Dans la course à la cyberpuissance, la maîtrise de la cryptographie du futur représente un domaine stratégique de premier plan. « Elle passera par le quantique, que ce soit via les algorithmes cryptographiques post quantiques ou via l’ordinateur quantique. Les Américains et les Chinois sont déjà très actifs dans ce domaine. Il est important que la France et l’Europe ne manquent pas ce virage », estime Loïc Guézo, secrétaire général du Clusif.

La formation, un axe stratégique

Cette dynamique pourrait être plus forte encore, si la pénurie d’ingénieurs spécialisés en cyber n’était pas si présente. Plus de 15 000 postes sont disponibles mais non couverts, selon une étude réalisée par le cabinet Wavestone en mars dernier. Véritable vivier d’innovation en matière de cyber, le Campus Cyber érigé comme le « totem de la cybersécurité en France » par le gouvernement, entend également répondre à cette problématique des talents et comprend un centre de formation initiale et continue des différents publics (agents de l’État, salariés, étudiants, personnels en reconversion). Dans le même sens, Microsoft France a lancé un vaste de plan de formation pour répondre à cet enjeu de taille. Le géant a annoncé en mai dernier l’ouverture de l’Ecole Cyber Microsoft by Simplon qui sera ouverte pour former les futurs professionnels du secteur. Son Plan Compétences Cybersécurité aura pour vocation de former 10 000 nouveaux professionnels en France sur 3 ans. Dans le cadre de la future loi d’orientation et de programmation du ministère de l’Intérieur, la métropole européenne de Lille accueillera, quant à elle, le Centre national de formation cyber (CNF-Cyber).

Les Etats-Unis : toujours en tête

L’Amérique du Nord émergera comme le segment régional le plus générateur de revenus du marché de la cybersécurité. 35% de la croissance du marché proviendra de cette région d’ici à 2025. Les États-Unis deviendront la principale économie productrice de revenus de la région.

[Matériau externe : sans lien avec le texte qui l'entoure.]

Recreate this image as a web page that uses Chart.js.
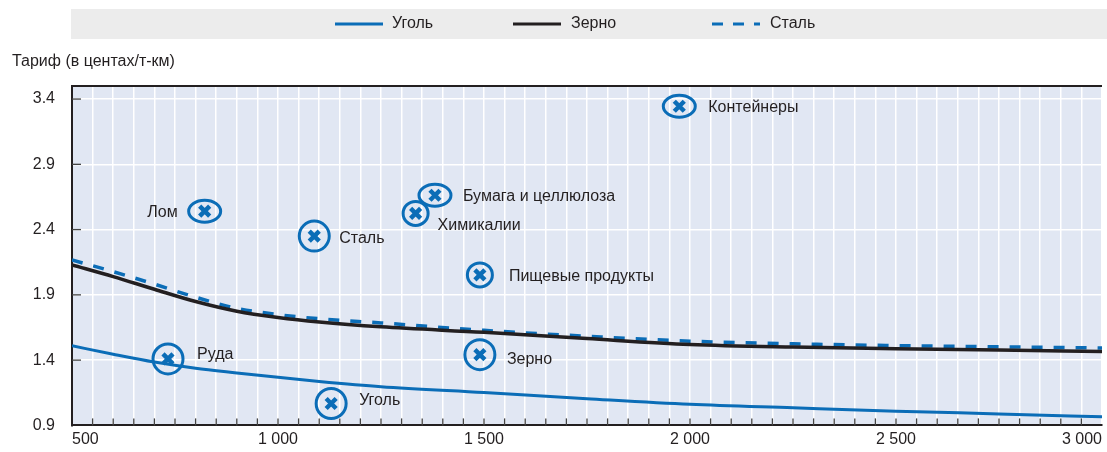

L’Afrique prend son destin en main

« Le gouvernement ivoirien a pris la décision d’investir près de 30 millions d’euros pour renforcer la cybersécurité sur la période 2021-2025 » souligne Franck Kié, président fondateur de Ciberobs. Le continent compte actuellement 80 data center. Le marché africain du cloud pourrait atteindre les 3 milliards de dollars à l’horizon 2025.

L’outsider Vietnamien

L’Asie-Pacifique devrait être le marché à la croissance la plus rapide dans le monde. Le ministère sud-coréen des TIC a annoncé son intention de dépenser 670 milliards de wons (607 millions de dollars) d’ici 2023 pour renforcer les capacités de cybersécurité du pays afin de répondre aux nouvelles menaces numériques croissantes. Mais celui qui fait figure d’outsider est bien le Vietnam, avec un marché qui pourrait atteindre 500 millions de dollars d’ici 2025. La croissance annuelle des chiffres d’affaires des entreprises vietnamiennes du secteur pourrait s’élever entre 35% et 45%. La part prise par les entreprises vietnamiennes occupera alors plus de 50% du volume du marché national. L’objectif du gouvernement est de voir son pays figurer parmi les 30 premiers Etats du monde en termes d’indice global de cybersécurité (GCI) et dans le top 3 des nations de l’Asie du Sud-Est. « Notre objectif est que le Vietnam devienne une puissance dans le domaine de la cybersécurité. » déclarait Nguyên Thành Phuc, directeur du Département de la sécurité informatique du ministère de l’Information et de la Communication à nos confrères du Courrier du Vietnam.